Ed Miliband showed some of the personal charisma that commentators claim won him the election when he spoke of how he got involved in politics.

“I’ll tell you how I got involved in politics. My parents were refugees who taught me that life experiences matters in life and death and they taught me why politics matters. It’s a sense that you can’t walk on the other side and say injustice happens – do something about it. And that’s why I stood in the leadership contest.

“I believe politics makes an enormous difference to people’s lives and as we face massive challenges ahead it’s important to encourage political engagement. There’s the issue of ageing, higher education and gradual unemployment.

“I want to win back people’s trust and engage people in politics. I believe the gap between the rich and the poor is far too wide and that climate change is one of the biggest challenges we face.”
Perhaps referring to student’s disengagement with politics, Ed Miliband addressed political apathy by arguing, “Politics is an imperfect vehicle but it is the best vehicle we have for making change. Politics is about changing lives.”

Branded as the student-friendly Labour party candidate, Miliband spoke of the next generation and the importance of student engagement.

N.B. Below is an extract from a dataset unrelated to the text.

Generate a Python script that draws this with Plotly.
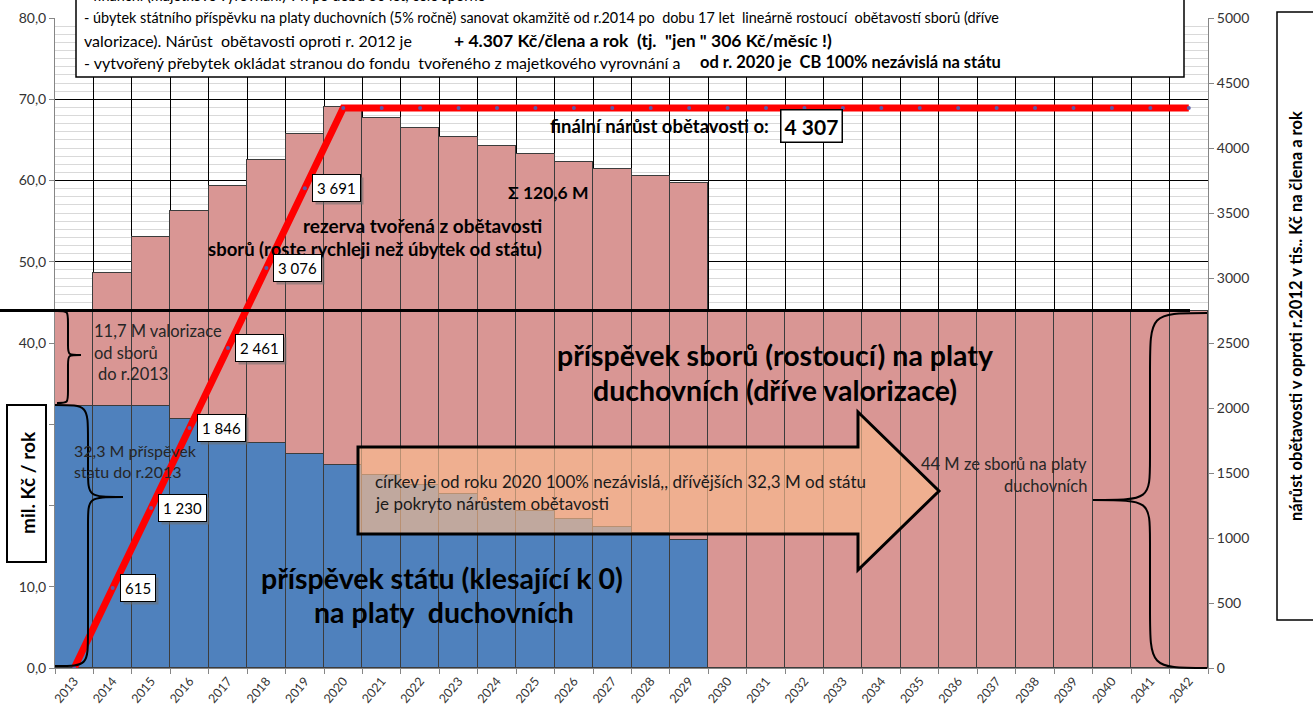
import plotly.graph_objects as go

# ---------------- data ----------------
years = [str(y) for y in range(2013, 2043)]
stat = [32.3, 32.3, 32.2, 30.6, 29.1, 27.7, 26.3, 25.0, 23.7, 22.5, 21.4, 20.3, 19.3, 18.3, 17.4,
        16.6, 15.7, 0, 0, 0, 0, 0, 0, 0, 0, 0, 0, 0, 0, 0]
sbory = [11.7, 16.3, 20.9, 25.6, 30.2, 34.8, 39.4, 44.0, 44.0, 44.0, 44.0, 44.0, 44.0, 44.0, 44.0,
         44.0, 44.0, 44.0, 44.0, 44.0, 44.0, 44.0, 44.0, 44.0, 44.0, 44.0, 44.0, 44.0, 44.0, 44.0]
narust = [0, 615, 1230, 1846, 2461, 3076, 3691, 4307, 4307, 4307, 4307, 4307, 4307, 4307, 4307,
          4307, 4307, 4307, 4307, 4307, 4307, 4307, 4307, 4307, 4307, 4307, 4307, 4307, 4307, 4307]
labelled = [1, 2, 3, 4, 5, 6]

FONT = "Lato"
BLUE = "#4F81BD"
PINK = "#D99694"

# ---------------- layout geometry ----------------
WIDTH, HEIGHT = 1313, 722
L, T, R, B = 55, 18, 105, 54
PW, PH = WIDTH - L - R, HEIGHT - T - B
YMAX = 80


def fx(x):
    return (x - L) / PW


def fy(y):
    return (T + PH - y) / PH


def fmt(v):
    return f"{v:,}".replace(",", " ")


fig = go.Figure()
fig.add_trace(go.Bar(x=years, y=stat, marker=dict(color=BLUE, line=dict(color="#3c3c3c", width=1)),
                     name="stát"))
fig.add_trace(go.Bar(x=years, y=sbory, marker=dict(color=PINK, line=dict(color="#3c3c3c", width=1)),
                     name="sbory"))
fig.add_trace(go.Scatter(x=years, y=narust, yaxis="y2", mode="lines+markers",
                         line=dict(color="#FF0000", width=7),
                         marker=dict(size=4, color="#5A5AA8"), name="nárůst"))

shapes = []
annotations = []


def ann(x, y, text, size=14, bold=False, xanchor="left", yanchor="middle", color="black", **kw):
    if bold:
        text = "<b>" + text + "</b>"
    d = dict(x=fx(x), y=fy(y), xref="paper", yref="paper", text=text, showarrow=False,
             xanchor=xanchor, yanchor=yanchor, font=dict(family=FONT, size=size, color=color))
    d.update(kw)
    annotations.append(d)


def P(x, y):
    return f"{fx(x):.5f},{fy(y):.5f}"


# top text box
shapes.append(dict(type="rect", xref="paper", yref="paper", x0=fx(76), x1=fx(1184), y0=fy(-10), y1=fy(77),
                   fillcolor="white", line=dict(color="black", width=1.5), layer="above"))
ann(82, -4, "- finanční (majetkové vyrovnání) v r. po dobu 30 let, celé sporné", 14.5)
ann(82, 17, "- úbytek státního příspěvku na platy duchovních (5% ročně) sanovat okamžitě od r.2014 po  dobu 17 let  "
            "lineárně rostoucí  obětavostí sborů (dříve", 14.4)
ann(82, 40, "valorizace). Nárůst  obětavosti oproti r. 2012 je", 16)
ann(452, 40, "+ 4.307 Kč/člena a rok  (tj.  \"jen \" 306 Kč/měsíc !)", 17.5, True)
ann(82, 62, "- vytvořený přebytek okládat stranou do fondu  tvořeného z majetkového vyrovnání a", 16)
ann(698, 62, "od r. 2020 je  CB 100% nezávislá na státu", 16.5, True)

# 44 M line
total0 = stat[0] + sbory[0]
y44 = T + PH - total0 / YMAX * PH
shapes.append(dict(type="line", xref="paper", yref="paper", x0=fx(0), x1=fx(1190), y0=fy(y44), y1=fy(y44),
                   line=dict(color="black", width=3), layer="above"))

# arrow
arrow = ("M " + P(358, 447) + " L " + P(858, 447) + " L " + P(858, 412) + " L " + P(939, 491) +
         " L " + P(858, 570) + " L " + P(858, 534) + " L " + P(358, 534) + " Z")
shapes.append(dict(type="path", xref="paper", yref="paper", path=arrow,
                   fillcolor="rgba(250,188,142,0.66)", line=dict(color="black", width=3), layer="above"))


def brace(xa, xs, xt, yt, yb, ym, r, r2):
    # ends at xa, spine at xs, tip at xt
    return ("M " + P(xa, yt) + " C " + P(xs, yt) + " " + P(xs, yt) + " " + P(xs, yt + r) +
            " L " + P(xs, ym - r2) + " C " + P(xs, ym) + " " + P(xs, ym) + " " + P(xt, ym) +
            " C " + P(xs, ym) + " " + P(xs, ym) + " " + P(xs, ym + r2) +
            " L " + P(xs, yb - r) + " C " + P(xs, yb) + " " + P(xs, yb) + " " + P(xa, yb))


for b in [brace(57, 68, 81, 311, 403, 355, 12, 10),
          brace(55, 88, 123, 405, 666, 497, 36, 28),
          brace(1207, 1150, 1093, 313, 668, 500, 60, 43)]:
    shapes.append(dict(type="path", xref="paper", yref="paper", path=b,
                       line=dict(color="black", width=2), layer="above"))

# left title box
shapes.append(dict(type="rect", xref="paper", yref="paper", x0=fx(7), x1=fx(46), y0=fy(405), y1=fy(562),
                   fillcolor="white", line=dict(color="black", width=2), layer="above"))
ann(27, 483, "mil. Kč / rok", 19, True, xanchor="center", textangle=-90)

# right title box
shapes.append(dict(type="rect", xref="paper", yref="paper", x0=fx(1277), x1=fx(1325), y0=fy(12), y1=fy(620),
                   fillcolor="white", line=dict(color="black", width=1.5), layer="above"))
ann(1296, 316, "nárůst obětavosti v oproti r.2012 v tis.. Kč na člena a rok", 16.5, True, xanchor="center",
    textangle=-90)

# text in chart
ann(544, 225, "rezerva tvořená z obětavosti", 19, True, xanchor="right")
ann(544, 249, "sborů (roste rychleji než úbytek od státu)", 18.5, True, xanchor="right")
ann(548, 192, "Σ 120,6 M", 17.5, True, xanchor="center")
ann(771, 126, "finální nárůst obětavosti o:", 18.5, True, xanchor="right")
ann(780, 126, fmt(max(narust)), 21, True, xanchor="left", bgcolor="white", bordercolor="black",
    borderwidth=1.5, borderpad=3)
ann(92, 331, "11,7 M valorizace", 16.5, color="#262626")
ann(92, 353, "od sborů", 16.5, color="#262626")
ann(96, 374, "do r.2013", 16.5, color="#262626")
ann(72, 450, "32,3 M příspěvek", 16, color="#262626")
ann(72, 471, "statu do r.2013", 16, color="#262626")
ann(775, 355, "příspěvek sborů (rostoucí) na platy", 28.5, True, xanchor="center")
ann(775, 390, "duchovních (dříve valorizace)", 28.5, True, xanchor="center")
ann(442, 578, "příspěvek státu (klesající k 0)", 28.5, True, xanchor="center")
ann(444, 612, "na platy  duchovních", 28.5, True, xanchor="center")
ann(373, 481, "církev je od roku 2020 100% nezávislá,, dřívějších 32,3 M od státu", 17, color="#1a1a1a")
ann(373, 503, "je pokryto nárůstem obětavosti", 17, color="#1a1a1a")
ann(1089, 464, "44 M ze sborů na platy", 16.5, xanchor="right", color="#262626")
ann(1089, 486, "duchovních", 16.5, xanchor="right", color="#262626")

# data labels for the red line (x given as category index)
for i in labelled:
    annotations.append(dict(x=i, y=narust[i], xref="x", yref="y2", text=fmt(narust[i]),
                            showarrow=False, xanchor="left", yanchor="middle", xshift=10, yshift=-3,
                            font=dict(family=FONT, size=15, color="rgba(0,0,0,0)"),
                            bgcolor="rgba(110,110,110,0.55)", borderpad=4, borderwidth=1,
                            bordercolor="rgba(0,0,0,0)"))
    annotations.append(dict(x=i, y=narust[i], xref="x", yref="y2", text=fmt(narust[i]),
                            showarrow=False, xanchor="left", yanchor="middle", xshift=7,
                            font=dict(family=FONT, size=15, color="black"),
                            bgcolor="white", bordercolor="black", borderwidth=1, borderpad=4))

fig.update_layout(
    width=WIDTH, height=HEIGHT, autosize=False,
    margin=dict(l=L, r=R, t=T, b=B),
    barmode="stack", bargap=0,
    paper_bgcolor="white", plot_bgcolor="white",
    showlegend=False,
    separators=", ",
    font=dict(family=FONT, color="#333333"),
    xaxis=dict(type="category", range=[-0.5, len(years) - 0.5], autorange=False,
               tickson="boundaries", ticks="outside", ticklen=5, tickcolor="#868686",
               showgrid=True, gridcolor="black", gridwidth=1, showline=True, linecolor="#868686",
               tickangle=-50, tickfont=dict(size=12.5, color="#333333"), automargin=False),
    yaxis=dict(range=[0, YMAX], dtick=10, tickformat=".1f", ticks="outside", ticklen=5, tickcolor="#868686",
               showgrid=True, gridcolor="black", gridwidth=1, showline=True, linecolor="#868686",
               minor=dict(dtick=1, showgrid=True, gridcolor="#D9D9D9", gridwidth=1),
               tickfont=dict(size=14, color="#333333"), automargin=False, zeroline=False),
    yaxis2=dict(range=[0, 5000], dtick=500, tickformat="d", overlaying="y", side="right", ticks="outside",
                ticklen=5, tickcolor="#868686", showgrid=False, showline=True, linecolor="#868686",
                tickfont=dict(size=14, color="#333333"), automargin=False, zeroline=False),
    shapes=shapes,
    annotations=annotations,
)

fig.write_html("out.html", config={"displayModeBar": False},
               post_script="document.body.style.margin='0';document.body.style.overflow='hidden';")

He also marked his vision for change, “One of the most important parts of this campaign is admitting where we went wrong and showing a sense of humanity. I’m not going to quibble with you but there were things we got right and things we got wrong. I believe that there should not be a market in higher education, and there is a big divide in British politics over this.

“Whether I disagree with the deficit is a really important argument – it is not about the detail in the deficit it’s about the argument whether the only thing that matters in society is deficit. If we make the deficit the only thing that matters in society then it’s a bad society.”

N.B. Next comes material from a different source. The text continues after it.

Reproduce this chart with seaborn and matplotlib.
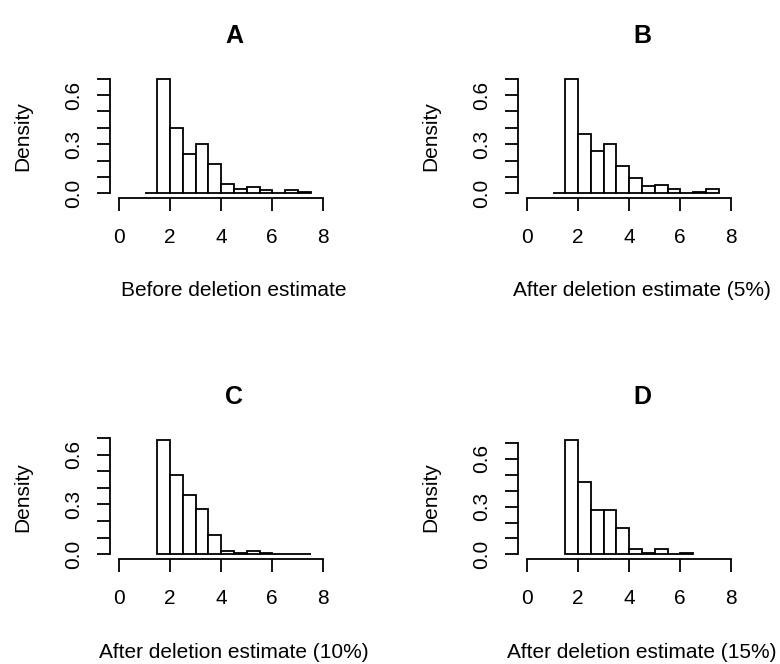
import numpy as np
import matplotlib
matplotlib.use("Agg")
import matplotlib.pyplot as plt
import seaborn as sns

# ---- data (density per 0.5-wide bin) ----
edges_A = [1.0, 1.5, 2.0, 2.5, 3.0, 3.5, 4.0, 4.5, 5.0, 5.5, 6.0, 6.5, 7.0, 7.5]
dens_A = [0.005, 0.70, 0.40, 0.24, 0.30, 0.18, 0.058, 0.029, 0.037, 0.019, 0.0, 0.019, 0.008]

edges_B = [1.0, 1.5, 2.0, 2.5, 3.0, 3.5, 4.0, 4.5, 5.0, 5.5, 6.0, 6.5, 7.0, 7.5]
dens_B = [0.005, 0.70, 0.36, 0.26, 0.30, 0.17, 0.095, 0.043, 0.053, 0.024, 0.0, 0.01, 0.024]

edges_C = [1.5, 2.0, 2.5, 3.0, 3.5, 4.0, 4.5, 5.0, 5.5, 6.0, 6.5, 7.0, 7.5]
dens_C = [0.69, 0.48, 0.357, 0.27, 0.118, 0.02, 0.008, 0.02, 0.008, 0.005, 0.005, 0.005]

edges_D = [1.5, 2.0, 2.5, 3.0, 3.5, 4.0, 4.5, 5.0, 5.5, 6.0, 6.5]
dens_D = [0.72, 0.455, 0.28, 0.28, 0.165, 0.032, 0.01, 0.032, 0.0, 0.008]

titles = ["A", "B", "C", "D"]
xlabels = ["Before deletion estimate", "After deletion estimate (5%)",
           "After deletion estimate (10%)", "After deletion estimate (15%)"]
ylabel = "Density"
xticks = [0, 2, 4, 6, 8]
yticks = [0.0, 0.1, 0.2, 0.3, 0.4, 0.5, 0.6, 0.7]
ytick_labels = ["0.0", "", "", "0.3", "", "", "0.6", ""]

sns.set_theme(style="white")
plt.rcParams['font.family'] = ['Liberation Sans', 'DejaVu Sans']

W, H = 780, 664
fig = plt.figure(figsize=(W / 100, H / 100), dpi=100)
fig.patch.set_facecolor("white")

# pixel boxes: left, right, top, bottom
boxes = [(110, 358, 74, 198), (518, 766, 74, 198),
         (110, 358, 435, 559), (518, 766, 435, 559)]
data = [(edges_A, dens_A), (edges_B, dens_B), (edges_C, dens_C), (edges_D, dens_D)]

lw = 1.3
fs = 15
for i, ((l, r, t, b), (edges, dens)) in enumerate(zip(boxes, data)):
    ax = fig.add_axes([l / W, 1 - b / H, (r - l) / W, (b - t) / H])
    ax.set_facecolor("white")
    centers = [(edges[k] + edges[k + 1]) / 2 for k in range(len(dens))]
    sns.histplot(x=centers, weights=dens, bins=edges, stat="count",
                 color="white", edgecolor="black", linewidth=lw, alpha=1,
                 ax=ax)
    m = max(dens)
    ax.set_xlim(-0.36, 9.36)
    ax.set_ylim(-0.04 * m, 1.04 * m)
    for s in ["top", "right"]:
        ax.spines[s].set_visible(False)
    for s in ["left", "bottom"]:
        ax.spines[s].set_visible(True)
        ax.spines[s].set_color("black")
        ax.spines[s].set_linewidth(lw)
    ax.spines["left"].set_bounds(0, 0.7)
    ax.spines["bottom"].set_bounds(0, 8)
    ax.set_xticks(xticks)
    ax.set_xticklabels([str(v) for v in xticks])
    ax.set_yticks(yticks)
    ax.set_yticklabels(ytick_labels, rotation=90, va="center")
    ax.tick_params(axis="both", which="major", direction="out", length=9.4,
                   width=lw, color="black", labelsize=fs, labelcolor="black",
                   bottom=True, left=True)
    ax.tick_params(axis="x", pad=12)
    ax.tick_params(axis="y", pad=10)
    ax.grid(False)
    hpx = b - t
    wpx = r - l
    ax.set_xlabel(xlabels[i], fontsize=fs, color="black", va="center")
    ax.xaxis.set_label_coords(0.5, -93 / hpx)
    ax.set_ylabel(ylabel, fontsize=fs, color="black", va="center")
    ax.yaxis.set_label_coords(-87 / wpx, 0.5)
    ax.set_title(titles[i], fontsize=18, fontweight="bold", color="black",
                 y=1 + 38 / hpx, va="center", pad=0)

fig.savefig("out.png", dpi=100, facecolor="white")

The Mancunion also spoke briefly to Ed Miliband after the lecture, when he told us what his proudest moment was in student politics: “I was leading a rent dispute with my college, because they tried to put up our rent by 39% and I was a President of the College Student Union, and everyone was up in arms, and we had four weeks of great fun, I have to confess.

“We sort of won a partial victory, we didn’t win a complete victory but it gave me the passion for politics, and it was my best student politics experience.”

When asked whether his social activism as a student different from his politics, Ed Miliband also said, “I found when I was doing the job of Climate Change secretary, part of what I sometimes wanted to do was get on the other side and campaign against myself.

“You want and need to be someone who is always pushing and always pushing for more and you don’t actually want to become an established politician who is remote from pushing the boundaries and that’s a really important lesson.”

Towards the end of the session, Miliband showed more of his vote winning charm when questioned by Adam, a first year Economics students, “How’s economics?” Miliband asked, and Adam bantered back “Better than ever, but too much maths”. After talking for a couple of minutes, Tony Lloyd commented, “You’ve certainly proved you’ve got questions.”

Ed Miliband left by emphasising he was keen to work with students in the future, “I will be engaging with young people if I become Labour leader tomorrow. It’s quite simple – we’re no longer the party of establishment, we’re not in government, and we need to start thinking about civil liberties and foreign policies. We need to attract young people to politics.”